STATED GOAL:
Without the images, write out the whole listing exactly.

━━━━━ DATA IN THIS EXERCISE ━━━━━

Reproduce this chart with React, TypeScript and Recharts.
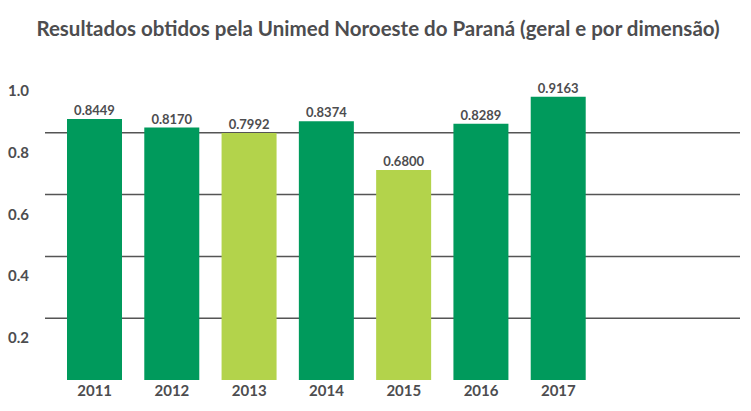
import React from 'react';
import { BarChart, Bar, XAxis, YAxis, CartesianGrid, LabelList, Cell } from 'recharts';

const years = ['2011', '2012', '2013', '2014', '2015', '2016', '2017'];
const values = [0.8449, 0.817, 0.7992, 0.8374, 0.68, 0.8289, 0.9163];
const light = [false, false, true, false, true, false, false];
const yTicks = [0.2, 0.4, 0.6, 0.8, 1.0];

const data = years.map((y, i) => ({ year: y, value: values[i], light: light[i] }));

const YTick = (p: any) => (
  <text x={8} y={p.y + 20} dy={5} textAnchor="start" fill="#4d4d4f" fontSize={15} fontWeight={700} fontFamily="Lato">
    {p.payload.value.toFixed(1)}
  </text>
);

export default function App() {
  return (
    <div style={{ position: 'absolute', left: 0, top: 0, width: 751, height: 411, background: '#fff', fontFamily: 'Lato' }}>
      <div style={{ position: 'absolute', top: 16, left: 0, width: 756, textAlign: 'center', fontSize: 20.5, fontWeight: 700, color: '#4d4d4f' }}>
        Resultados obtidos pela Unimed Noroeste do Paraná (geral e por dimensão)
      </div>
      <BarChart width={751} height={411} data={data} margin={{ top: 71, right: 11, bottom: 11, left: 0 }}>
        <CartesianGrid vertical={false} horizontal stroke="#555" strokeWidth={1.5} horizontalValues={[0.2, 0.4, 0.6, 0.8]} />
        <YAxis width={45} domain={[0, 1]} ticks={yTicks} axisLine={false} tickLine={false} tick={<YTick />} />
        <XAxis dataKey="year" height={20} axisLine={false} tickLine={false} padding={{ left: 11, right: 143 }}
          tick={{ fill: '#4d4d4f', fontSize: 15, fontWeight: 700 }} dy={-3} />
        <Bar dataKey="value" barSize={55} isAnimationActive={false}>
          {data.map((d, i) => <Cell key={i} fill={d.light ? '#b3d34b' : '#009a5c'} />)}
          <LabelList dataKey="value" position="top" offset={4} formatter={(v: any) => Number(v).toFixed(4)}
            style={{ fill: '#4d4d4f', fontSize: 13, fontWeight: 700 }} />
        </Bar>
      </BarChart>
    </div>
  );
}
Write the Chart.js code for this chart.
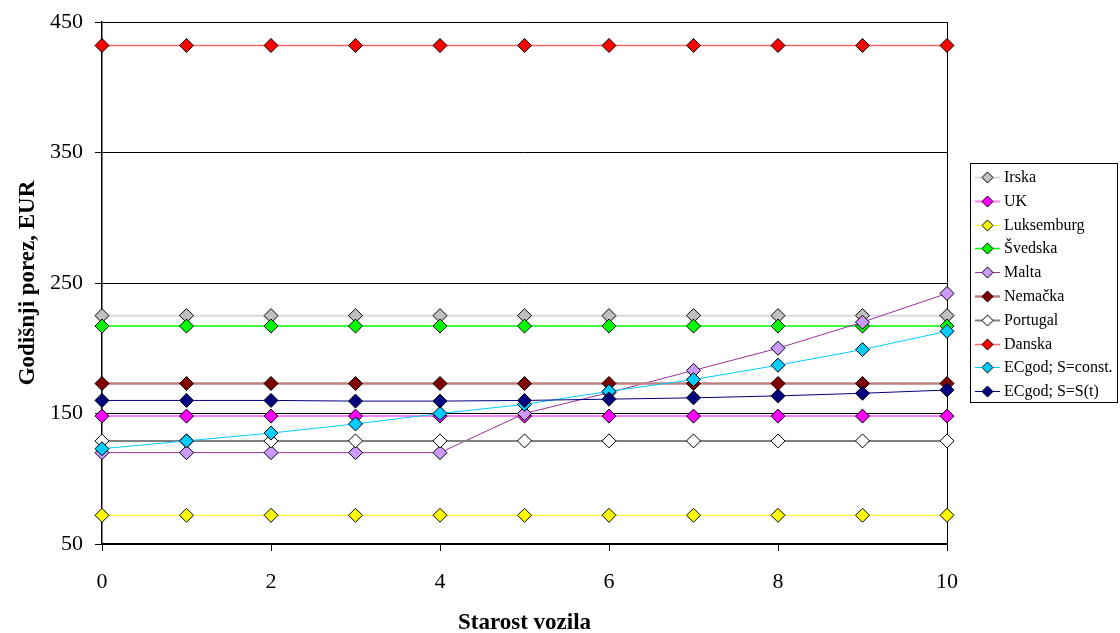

━━━━━

TASK OUTPUT:
Reproduce this chart with React, TypeScript and Recharts.
import React from 'react';
import { BarChart, Bar, XAxis, YAxis, CartesianGrid, LabelList, Cell } from 'recharts';

const years = ['2011', '2012', '2013', '2014', '2015', '2016', '2017'];
const values = [0.8449, 0.817, 0.7992, 0.8374, 0.68, 0.8289, 0.9163];
const light = [false, false, true, false, true, false, false];
const yTicks = [0.2, 0.4, 0.6, 0.8, 1.0];

const data = years.map((y, i) => ({ year: y, value: values[i], light: light[i] }));

const YTick = (p: any) => (
  <text x={8} y={p.y + 20} dy={5} textAnchor="start" fill="#4d4d4f" fontSize={15} fontWeight={700} fontFamily="Lato">
    {p.payload.value.toFixed(1)}
  </text>
);

export default function App() {
  return (
    <div style={{ position: 'absolute', left: 0, top: 0, width: 751, height: 411, background: '#fff', fontFamily: 'Lato' }}>
      <div style={{ position: 'absolute', top: 16, left: 0, width: 756, textAlign: 'center', fontSize: 20.5, fontWeight: 700, color: '#4d4d4f' }}>
        Resultados obtidos pela Unimed Noroeste do Paraná (geral e por dimensão)
      </div>
      <BarChart width={751} height={411} data={data} margin={{ top: 71, right: 11, bottom: 11, left: 0 }}>
        <CartesianGrid vertical={false} horizontal stroke="#555" strokeWidth={1.5} horizontalValues={[0.2, 0.4, 0.6, 0.8]} />
        <YAxis width={45} domain={[0, 1]} ticks={yTicks} axisLine={false} tickLine={false} tick={<YTick />} />
        <XAxis dataKey="year" height={20} axisLine={false} tickLine={false} padding={{ left: 11, right: 143 }}
          tick={{ fill: '#4d4d4f', fontSize: 15, fontWeight: 700 }} dy={-3} />
        <Bar dataKey="value" barSize={55} isAnimationActive={false}>
          {data.map((d, i) => <Cell key={i} fill={d.light ? '#b3d34b' : '#009a5c'} />)}
          <LabelList dataKey="value" position="top" offset={4} formatter={(v: any) => Number(v).toFixed(4)}
            style={{ fill: '#4d4d4f', fontSize: 13, fontWeight: 700 }} />
        </Bar>
      </BarChart>
    </div>
  );
}
Write the Chart.js code for this chart.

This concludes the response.